Which gets translated:
128. Then, if appropriate, the Deacon, or the Priest, adds:
And here’s the rubric that follows:
Et omnes, iuxta locorum consuetudines, pacem, communionem et caritatem sibi invicem significant. Sacerdos pacem dat diacono vel ministro.
And here’s how it gets translated into English:
And all offer one another a sign, in keeping with local customs, that expresses peace, communion, and charity. The Priest gives the sign of peace to a Deacon or minister.
With respect to my friends, I don’t find this unclear at all.
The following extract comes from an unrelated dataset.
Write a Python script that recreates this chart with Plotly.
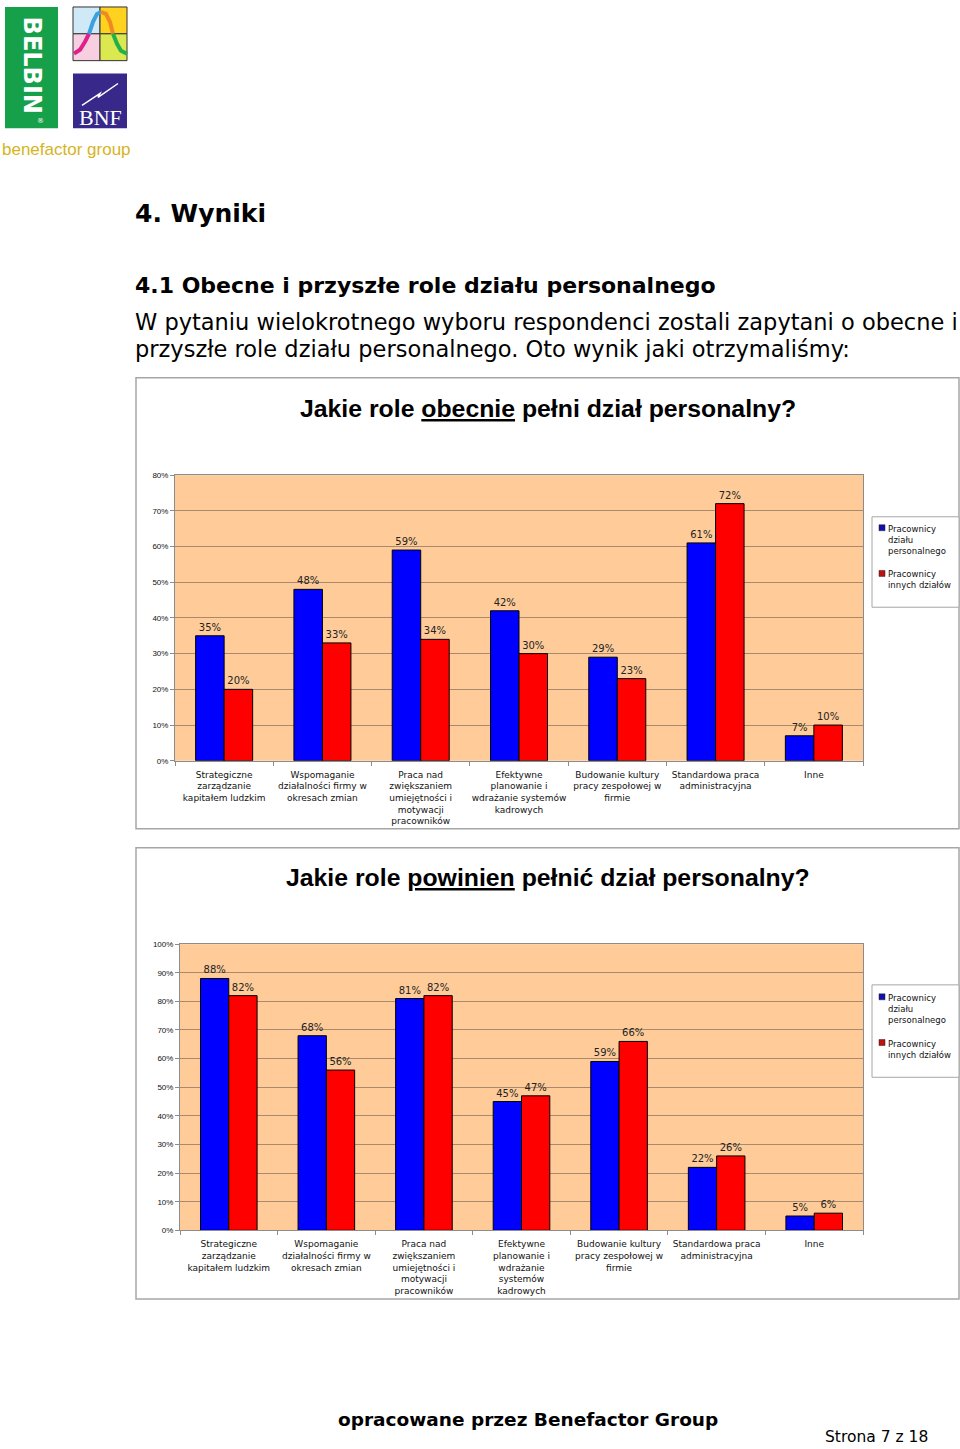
import plotly.graph_objects as go

# ---------------- data ----------------
categories1 = [
    "Strategiczne<br>zarządzanie<br>kapitałem ludzkim",
    "Wspomaganie<br>działalności firmy w<br>okresach zmian",
    "Praca nad<br>zwiększaniem<br>umiejętności i<br>motywacji<br>pracowników",
    "Efektywne<br>planowanie i<br>wdrażanie systemów<br>kadrowych",
    "Budowanie kultury<br>pracy zespołowej w<br>firmie",
    "Standardowa praca<br>administracyjna",
    "Inne",
]
categories2 = [
    "Strategiczne<br>zarządzanie<br>kapitałem ludzkim",
    "Wspomaganie<br>działalności firmy w<br>okresach zmian",
    "Praca nad<br>zwiększaniem<br>umiejętności i<br>motywacji<br>pracowników",
    "Efektywne<br>planowanie i<br>wdrażanie<br>systemów<br>kadrowych",
    "Budowanie kultury<br>pracy zespołowej w<br>firmie",
    "Standardowa praca<br>administracyjna",
    "Inne",
]
series_names = ["Pracownicy działu personalnego", "Pracownicy innych działów"]
legend_labels = ["Pracownicy<br>działu<br>personalnego", "Pracownicy<br>innych działów"]
obecnie_hr = [35, 48, 59, 42, 29, 61, 7]
obecnie_other = [20, 33, 34, 30, 23, 72, 10]
powinien_hr = [88, 68, 81, 45, 59, 22, 5]
powinien_other = [82, 56, 82, 47, 66, 26, 6]
y1_ticks = [0, 10, 20, 30, 40, 50, 60, 70, 80]
y2_ticks = [0, 10, 20, 30, 40, 50, 60, 70, 80, 90, 100]

W, H = 960, 1449


def px(x):
    return x / W


def py(y):
    return 1 - y / H


BLUE = "#0000FF"
RED = "#FF0000"
GRID = "#a88a6e"
AXIS = "#8c8c8c"
SANS = "DejaVu Sans"

fig = go.Figure()

for cats, hr, oth, xa, ya in [
    (categories1, obecnie_hr, obecnie_other, "x", "y"),
    (categories2, powinien_hr, powinien_other, "x2", "y2"),
]:
    for name, vals, col in [(series_names[0], hr, BLUE), (series_names[1], oth, RED)]:
        fig.add_trace(go.Bar(
            x=cats, y=vals, name=name, xaxis=xa, yaxis=ya,
            marker=dict(color=col, line=dict(color="black", width=1)),
            text=[f"{v}%" for v in vals], texttemplate="%{text}",
            textposition="outside", constraintext="none",
            cliponaxis=False,
            textfont=dict(family=SANS, size=10, color="#222"),
            showlegend=False, hoverinfo="x+y",
        ))


def xaxis_cfg(x0, x1, anchor):
    return dict(
        domain=[px(x0), px(x1)], anchor=anchor, type="category",
        tickson="boundaries", ticks="outside", ticklen=4, tickcolor=AXIS,
        showline=True, linecolor=AXIS, linewidth=1, mirror=True,
        showgrid=False, tickangle=0, ticklabelstandoff=5,
        tickfont=dict(family=SANS, size=9, color="#111"),
    )


def yaxis_cfg(y_top, y_bot, anchor, ticks):
    return dict(
        domain=[py(y_bot), py(y_top)], anchor=anchor,
        range=[ticks[0], ticks[-1]], tickvals=ticks,
        ticktext=[f"{t}%" for t in ticks],
        ticks="outside", ticklen=4, tickcolor=AXIS,
        showline=True, linecolor=AXIS, linewidth=1, mirror=True,
        showgrid=True, gridcolor=GRID, gridwidth=1, zeroline=False,
        tickfont=dict(family="Liberation Sans", size=8, color="#111"),
    )


shapes = []
annotations = []


def note(text, x, y, size, family=SANS, color="black", xanchor="center",
         yanchor="middle", **kw):
    d = dict(text=text, xref="paper", yref="paper", x=px(x), y=py(y),
             xanchor=xanchor, yanchor=yanchor, showarrow=False,
             font=dict(family=family, size=size, color=color))
    d.update(kw)
    annotations.append(d)


# chart frames
for (y0, y1) in [(376, 830), (849, 1303)]:
    shapes.append(dict(type="rect", xref="paper", yref="paper",
                       x0=px(136), x1=px(959), y0=py(y0), y1=py(y1),
                       line=dict(color="#a6a6a6", width=1.5), fillcolor="rgba(0,0,0,0)",
                       layer="below"))

# manual legends
for (top, bot, t1, t2) in [(516, 607, 521, 567), (987, 1080, 993, 1039)]:
    shapes.append(dict(type="rect", xref="paper", yref="paper",
                       x0=px(872), x1=px(959), y0=py(top), y1=py(bot),
                       line=dict(color="#a6a6a6", width=1), fillcolor="white"))
    for tt, col, lab in [(t1, "#1010b0", legend_labels[0]), (t2, "#c01010", legend_labels[1])]:
        shapes.append(dict(type="rect", xref="paper", yref="paper",
                           x0=px(879), x1=px(885), y0=py(tt + 3), y1=py(tt + 9),
                           line=dict(color="#222", width=0.5), fillcolor=col))
        note(lab, 886, tt, 8.5, xanchor="left", yanchor="top", align="left",
             color="#111")

# chart titles
note("<b>Jakie role <u>obecnie</u> pełni dział personalny?</b>", 548, 407, 24.8,
     family="Liberation Sans")
note("<b>Jakie role <u>powinien</u> pełnić dział personalny?</b>", 548, 879, 24.8,
     family="Liberation Sans")

# page text
note("<b>4. Wyniki</b>", 133, 211, 25, xanchor="left")
note("<b>4.1 Obecne i przyszłe role działu personalnego</b>", 133, 283, 22, xanchor="left")
note("W pytaniu wielokrotnego wyboru respondenci zostali zapytani o obecne i",
     133, 320, 22.5, xanchor="left")
note("przyszłe role działu personalnego. Oto wynik jaki otrzymaliśmy:",
     133, 347, 22.5, xanchor="left")

# footer
note("<b>opracowane przez Benefactor Group</b>", 528, 1424, 18.5)
note("Strona 7 z 18", 823, 1442, 15.5, xanchor="left")

# ---- logo ----
shapes.append(dict(type="rect", xref="paper", yref="paper", x0=px(5), x1=px(58),
                   y0=py(3), y1=py(125), line=dict(width=0), fillcolor="#16a04a"))
note("<b>BELBIN</b>", 32, 61, 24, color="white", textangle=90)
note("®", 40, 118, 7, color="white")
quads = [(73, 100, 3, 30, "#cfe9f7"), (100, 127, 3, 30, "#ffd21f"),
         (73, 100, 30, 57, "#f7cfe0"), (100, 127, 30, 57, "#dbe84f")]
for x0, x1, y0, y1, c in quads:
    shapes.append(dict(type="rect", xref="paper", yref="paper", x0=px(x0), x1=px(x1),
                       y0=py(y0), y1=py(y1), line=dict(color="#333", width=1), fillcolor=c))


def pth(points):
    return "M " + " L ".join(f"{px(a):.5f},{py(b):.5f}" for a, b in points)


curve_parts = [
    ([(74, 50), (80, 46), (85, 38), (89, 30)], "#e0208a"),
    ([(89, 30), (93, 18), (97, 10), (101, 8)], "#3aa0e0"),
    ([(101, 8), (106, 10), (110, 18), (113, 30)], "#f08a20"),
    ([(113, 30), (117, 40), (121, 47), (127, 50)], "#22b04a"),
]
for pts, c in curve_parts:
    shapes.append(dict(type="path", xref="paper", yref="paper", path=pth(pts),
                       line=dict(color=c, width=4)))
shapes.append(dict(type="rect", xref="paper", yref="paper", x0=px(73), x1=px(127),
                   y0=py(70), y1=py(125), line=dict(width=0), fillcolor="#37288a"))
shapes.append(dict(type="path", xref="paper", yref="paper",
                   path=pth([(82, 102), (100, 90), (98, 94), (118, 80)]),
                   line=dict(color="white", width=1.5)))
note("BNF", 100, 114, 22, family="Liberation Serif", color="white")
note("benefactor group", 66, 146, 17, family="Liberation Sans", color="#d6b41e")

fig.update_layout(
    width=W, height=H, margin=dict(l=0, r=0, t=0, b=0),
    paper_bgcolor="white", plot_bgcolor="#FFCC99",
    barmode="group", bargap=0.42, bargroupgap=0,
    showlegend=False,
    xaxis=xaxis_cfg(175, 863, "y"),
    yaxis=yaxis_cfg(474, 761.5, "x", y1_ticks),
    xaxis2=xaxis_cfg(180, 863, "y2"),
    yaxis2=yaxis_cfg(946, 1234, "x2", y2_ticks),
    shapes=shapes, annotations=annotations,
    font=dict(family=SANS),
)

fig.write_html("out.html", config={"displayModeBar": False},
               post_script="document.body.style.margin='0px';document.body.style.padding='0px';")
The minimal rite involves the narration of the presider, his exchange with the assembly, followed by the offering of “a sign” amongst the people nearest to one another.
My own sense is that the Mass gets bogged down with wordiness, our desire to fill in the silent, empty spaces with our own narratives, music, and such. If a regular Catholic congregation is inclined to begin the exchange of some “sign” almost immediately on the heels of, “And with your spirit,” I don’t see any point in a deacon saying, “Let us offer each other the sign of peace.”
Most of us don’t need to be told.
Y’all can thank this rubric and maybe the Holy Spirit on this account, because it’s what got me involved in liturgy in the first place when I was a senior in college. Our chaplain, a Notre Dame-trained liturgy guy (and actually an outstanding liturgical presider and gifted preacher, in my opinion) determined that we would give up the Sign of Peace in Lent 1980. I thought to myself that can’t be right. So I complained. Father Bill’s response was to invite me to join the liturgy committee.*
One of my objections was that my university didn’t have an abundance of school spirit. It seemed that “giving up” for Lent shouldn’t involve giving up something people were inclined to skip or minimize in the first place.
I continue to note the avoidance of peace at Mass. Even one small, mostly symbolic gesture. Like many others I do find a handshake rather limp, even when it’s not. Over the years, as I’ve drifted in and out of hugging communities and situations, I’ve settled on different methods, depending on the people. Wife: always hug. Daughter: used to hug, but now she doesn’t like parental affection in public. Go figure. With other people, I usually clasp hands rather than shake. If a student initiates a hug, I will respond appropriately and sometimes add a clap on the shoulder.
When flu season flares up and people don’t touch, I find a brief mutual bow to be quite nice, even without words. Note that in the Roman Missal, no words are given to accompany the “sign” of the assembly exchanging peace.
In conclusion, some sign is needed. The omission of any sign is unlawful. If that’s not a concern, I would challenge a believer, a priest, or a community to examine the avoidance of peace. Looking at what I avoid is not easy, but often gives me a window into some insight in the spiritual life. In a time when the Church is breaking apart at the seams, it seems to me we need a Rite of Peace more than ever.
* One pastoral lesson I learned from this experience was to make a point of seeking out dissenting voices and make sure they surrounded me and got involved. If nothing else, committee discussions can get pretty lively.